_To be done_
Which lines hold the word "this"? Show each of them.

— BEGIN Exercise input —

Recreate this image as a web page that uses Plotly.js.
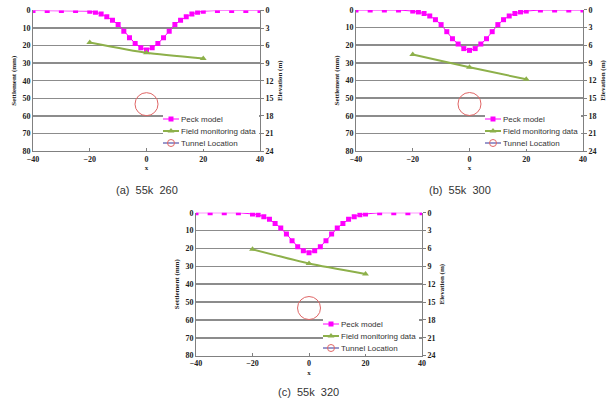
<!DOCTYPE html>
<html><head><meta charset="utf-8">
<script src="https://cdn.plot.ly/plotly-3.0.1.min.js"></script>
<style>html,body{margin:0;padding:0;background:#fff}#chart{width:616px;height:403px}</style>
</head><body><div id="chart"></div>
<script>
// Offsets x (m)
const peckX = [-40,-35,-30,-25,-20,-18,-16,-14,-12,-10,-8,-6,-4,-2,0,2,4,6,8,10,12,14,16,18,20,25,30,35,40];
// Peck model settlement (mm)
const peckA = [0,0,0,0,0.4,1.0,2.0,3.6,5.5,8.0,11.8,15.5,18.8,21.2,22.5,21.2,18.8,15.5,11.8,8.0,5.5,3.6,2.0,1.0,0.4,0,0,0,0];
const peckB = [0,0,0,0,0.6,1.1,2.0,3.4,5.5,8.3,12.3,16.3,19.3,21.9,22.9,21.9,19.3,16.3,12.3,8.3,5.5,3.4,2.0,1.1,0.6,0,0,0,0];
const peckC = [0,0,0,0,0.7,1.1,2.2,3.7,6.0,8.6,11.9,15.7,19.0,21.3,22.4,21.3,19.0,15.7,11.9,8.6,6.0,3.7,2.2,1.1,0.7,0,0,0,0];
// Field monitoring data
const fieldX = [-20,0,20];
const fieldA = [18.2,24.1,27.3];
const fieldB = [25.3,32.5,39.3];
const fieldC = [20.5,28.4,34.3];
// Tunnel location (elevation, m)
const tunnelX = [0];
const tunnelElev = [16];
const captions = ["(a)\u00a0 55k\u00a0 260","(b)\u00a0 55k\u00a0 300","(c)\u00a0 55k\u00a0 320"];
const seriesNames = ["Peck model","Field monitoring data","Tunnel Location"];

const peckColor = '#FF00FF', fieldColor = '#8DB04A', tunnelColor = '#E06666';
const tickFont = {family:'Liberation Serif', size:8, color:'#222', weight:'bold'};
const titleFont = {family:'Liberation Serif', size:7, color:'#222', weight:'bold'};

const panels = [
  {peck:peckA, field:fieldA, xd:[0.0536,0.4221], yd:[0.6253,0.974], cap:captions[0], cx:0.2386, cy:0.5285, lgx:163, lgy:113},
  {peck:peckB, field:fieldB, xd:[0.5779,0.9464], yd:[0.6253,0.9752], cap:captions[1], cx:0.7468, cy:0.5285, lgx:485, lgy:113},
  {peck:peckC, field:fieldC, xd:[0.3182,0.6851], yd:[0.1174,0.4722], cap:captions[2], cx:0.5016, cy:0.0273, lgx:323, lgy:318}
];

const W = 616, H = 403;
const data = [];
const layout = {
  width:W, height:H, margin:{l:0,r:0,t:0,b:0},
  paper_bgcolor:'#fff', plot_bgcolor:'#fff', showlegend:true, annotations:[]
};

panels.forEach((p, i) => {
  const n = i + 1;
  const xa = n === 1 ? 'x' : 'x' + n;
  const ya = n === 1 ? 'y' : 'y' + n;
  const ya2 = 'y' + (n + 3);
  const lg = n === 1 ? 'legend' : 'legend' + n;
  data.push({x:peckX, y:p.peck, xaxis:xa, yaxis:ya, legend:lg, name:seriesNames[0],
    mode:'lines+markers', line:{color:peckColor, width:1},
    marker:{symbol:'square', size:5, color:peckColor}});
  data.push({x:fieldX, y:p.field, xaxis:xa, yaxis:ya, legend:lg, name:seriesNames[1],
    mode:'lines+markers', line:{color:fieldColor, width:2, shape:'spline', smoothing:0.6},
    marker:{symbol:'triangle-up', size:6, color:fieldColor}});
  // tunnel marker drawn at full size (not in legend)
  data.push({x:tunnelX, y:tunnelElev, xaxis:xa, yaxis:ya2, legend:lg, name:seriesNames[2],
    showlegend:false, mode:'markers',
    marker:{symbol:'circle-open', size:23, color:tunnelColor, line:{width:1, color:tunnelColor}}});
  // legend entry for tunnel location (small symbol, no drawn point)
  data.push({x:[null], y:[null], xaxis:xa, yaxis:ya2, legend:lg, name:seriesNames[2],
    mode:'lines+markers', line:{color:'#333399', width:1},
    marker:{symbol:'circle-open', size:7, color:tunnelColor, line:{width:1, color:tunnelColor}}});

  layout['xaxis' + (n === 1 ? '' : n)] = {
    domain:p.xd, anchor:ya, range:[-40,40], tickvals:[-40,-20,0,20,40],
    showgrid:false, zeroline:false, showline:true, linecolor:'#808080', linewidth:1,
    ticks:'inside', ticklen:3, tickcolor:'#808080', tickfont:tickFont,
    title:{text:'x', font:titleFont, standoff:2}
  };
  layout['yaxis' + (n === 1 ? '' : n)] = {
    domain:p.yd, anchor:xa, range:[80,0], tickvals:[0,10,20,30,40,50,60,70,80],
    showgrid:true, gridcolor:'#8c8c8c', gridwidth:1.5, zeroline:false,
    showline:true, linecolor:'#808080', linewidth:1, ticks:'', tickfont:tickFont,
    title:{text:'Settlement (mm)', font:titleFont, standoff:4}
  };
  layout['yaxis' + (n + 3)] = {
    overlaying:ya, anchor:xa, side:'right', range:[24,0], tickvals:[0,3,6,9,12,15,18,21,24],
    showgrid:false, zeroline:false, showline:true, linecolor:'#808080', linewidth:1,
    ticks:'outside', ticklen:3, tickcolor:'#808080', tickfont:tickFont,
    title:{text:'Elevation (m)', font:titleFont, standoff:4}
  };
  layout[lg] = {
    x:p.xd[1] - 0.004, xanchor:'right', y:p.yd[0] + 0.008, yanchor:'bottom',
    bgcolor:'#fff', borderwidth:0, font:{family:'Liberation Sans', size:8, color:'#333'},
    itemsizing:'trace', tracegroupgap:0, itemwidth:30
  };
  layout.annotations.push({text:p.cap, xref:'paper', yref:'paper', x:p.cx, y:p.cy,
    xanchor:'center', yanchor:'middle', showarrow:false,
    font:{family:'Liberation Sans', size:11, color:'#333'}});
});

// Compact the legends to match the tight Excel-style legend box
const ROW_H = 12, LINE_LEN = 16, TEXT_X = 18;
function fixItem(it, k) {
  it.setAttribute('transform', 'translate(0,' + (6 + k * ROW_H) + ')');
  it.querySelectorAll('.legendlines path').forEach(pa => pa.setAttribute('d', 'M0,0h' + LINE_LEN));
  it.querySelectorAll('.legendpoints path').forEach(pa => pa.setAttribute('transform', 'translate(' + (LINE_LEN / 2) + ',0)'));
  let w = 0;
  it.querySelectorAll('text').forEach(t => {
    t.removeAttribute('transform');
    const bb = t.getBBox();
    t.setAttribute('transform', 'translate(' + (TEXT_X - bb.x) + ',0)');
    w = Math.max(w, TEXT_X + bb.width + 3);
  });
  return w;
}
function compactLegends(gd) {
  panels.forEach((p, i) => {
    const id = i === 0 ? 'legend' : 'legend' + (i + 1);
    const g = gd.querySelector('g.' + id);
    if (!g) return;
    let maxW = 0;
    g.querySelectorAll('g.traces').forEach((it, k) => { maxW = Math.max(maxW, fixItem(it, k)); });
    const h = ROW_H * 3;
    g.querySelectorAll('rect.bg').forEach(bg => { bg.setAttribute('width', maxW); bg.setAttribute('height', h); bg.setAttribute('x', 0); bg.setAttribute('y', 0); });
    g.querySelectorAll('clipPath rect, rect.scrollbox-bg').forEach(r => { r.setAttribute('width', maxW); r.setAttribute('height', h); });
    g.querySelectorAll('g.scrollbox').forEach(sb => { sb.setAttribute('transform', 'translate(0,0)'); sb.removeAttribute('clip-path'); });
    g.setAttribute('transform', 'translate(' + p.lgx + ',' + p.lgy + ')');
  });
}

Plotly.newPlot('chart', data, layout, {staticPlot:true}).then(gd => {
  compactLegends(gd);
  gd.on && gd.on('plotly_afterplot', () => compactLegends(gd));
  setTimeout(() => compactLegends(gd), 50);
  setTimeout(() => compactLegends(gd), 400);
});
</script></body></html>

— END Exercise input —
— BEGIN Exercise input —

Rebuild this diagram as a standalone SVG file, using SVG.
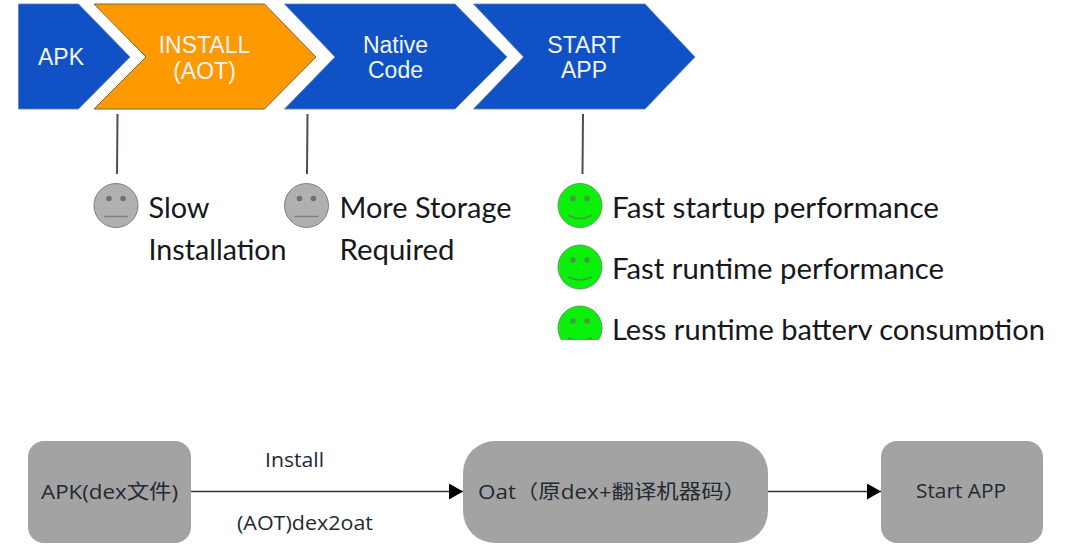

— END Exercise input —
— BEGIN Exercise input —

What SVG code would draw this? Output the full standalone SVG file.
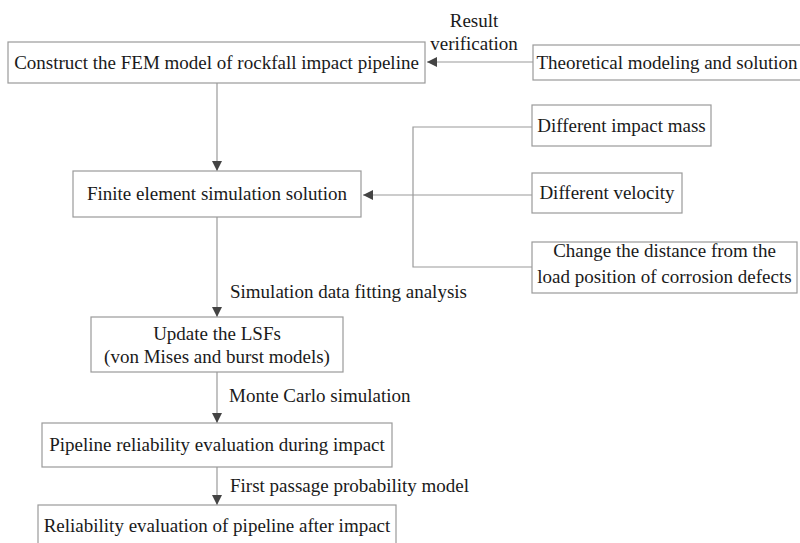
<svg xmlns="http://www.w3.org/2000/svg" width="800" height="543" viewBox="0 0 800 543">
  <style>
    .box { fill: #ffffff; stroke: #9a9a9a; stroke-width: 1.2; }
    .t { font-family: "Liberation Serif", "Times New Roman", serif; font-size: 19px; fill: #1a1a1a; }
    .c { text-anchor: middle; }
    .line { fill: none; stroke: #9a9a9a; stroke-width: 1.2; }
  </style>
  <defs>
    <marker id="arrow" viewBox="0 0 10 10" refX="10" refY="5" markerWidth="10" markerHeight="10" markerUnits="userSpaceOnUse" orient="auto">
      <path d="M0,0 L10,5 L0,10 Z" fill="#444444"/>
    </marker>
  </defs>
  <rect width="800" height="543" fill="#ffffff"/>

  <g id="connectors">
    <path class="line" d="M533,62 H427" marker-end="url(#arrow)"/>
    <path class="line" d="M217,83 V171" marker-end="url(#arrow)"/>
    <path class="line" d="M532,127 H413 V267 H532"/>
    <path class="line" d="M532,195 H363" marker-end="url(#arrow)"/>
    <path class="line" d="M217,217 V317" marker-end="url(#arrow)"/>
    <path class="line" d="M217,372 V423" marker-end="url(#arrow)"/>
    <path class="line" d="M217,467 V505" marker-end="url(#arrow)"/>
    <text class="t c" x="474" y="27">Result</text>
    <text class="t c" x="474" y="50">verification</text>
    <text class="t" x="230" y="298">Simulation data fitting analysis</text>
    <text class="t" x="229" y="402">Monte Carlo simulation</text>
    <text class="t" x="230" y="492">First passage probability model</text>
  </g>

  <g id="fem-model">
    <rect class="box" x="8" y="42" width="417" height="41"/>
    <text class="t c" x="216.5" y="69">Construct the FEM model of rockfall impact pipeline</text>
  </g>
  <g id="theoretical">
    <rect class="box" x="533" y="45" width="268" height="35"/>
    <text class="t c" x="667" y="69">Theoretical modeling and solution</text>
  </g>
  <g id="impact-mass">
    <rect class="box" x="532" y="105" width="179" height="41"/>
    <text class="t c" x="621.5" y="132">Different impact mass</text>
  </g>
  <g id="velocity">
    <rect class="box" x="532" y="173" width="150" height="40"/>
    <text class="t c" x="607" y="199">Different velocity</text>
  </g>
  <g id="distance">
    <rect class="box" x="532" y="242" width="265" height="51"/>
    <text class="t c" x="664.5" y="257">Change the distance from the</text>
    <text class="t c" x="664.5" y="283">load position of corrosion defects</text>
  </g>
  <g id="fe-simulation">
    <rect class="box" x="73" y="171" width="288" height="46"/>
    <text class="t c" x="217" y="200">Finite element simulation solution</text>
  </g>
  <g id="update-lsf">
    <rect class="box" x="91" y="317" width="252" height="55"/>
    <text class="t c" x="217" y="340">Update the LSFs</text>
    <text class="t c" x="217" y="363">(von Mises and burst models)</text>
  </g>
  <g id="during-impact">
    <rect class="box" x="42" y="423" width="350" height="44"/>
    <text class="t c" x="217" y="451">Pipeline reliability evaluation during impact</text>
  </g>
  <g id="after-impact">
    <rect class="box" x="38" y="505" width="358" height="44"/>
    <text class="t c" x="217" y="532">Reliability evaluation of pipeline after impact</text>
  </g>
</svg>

— END Exercise input —

_Output below_
Recreate this image as a web page that uses Plotly.js.
Rebuild this diagram as a standalone SVG file, using SVG.
What SVG code would draw this? Output the full standalone SVG file.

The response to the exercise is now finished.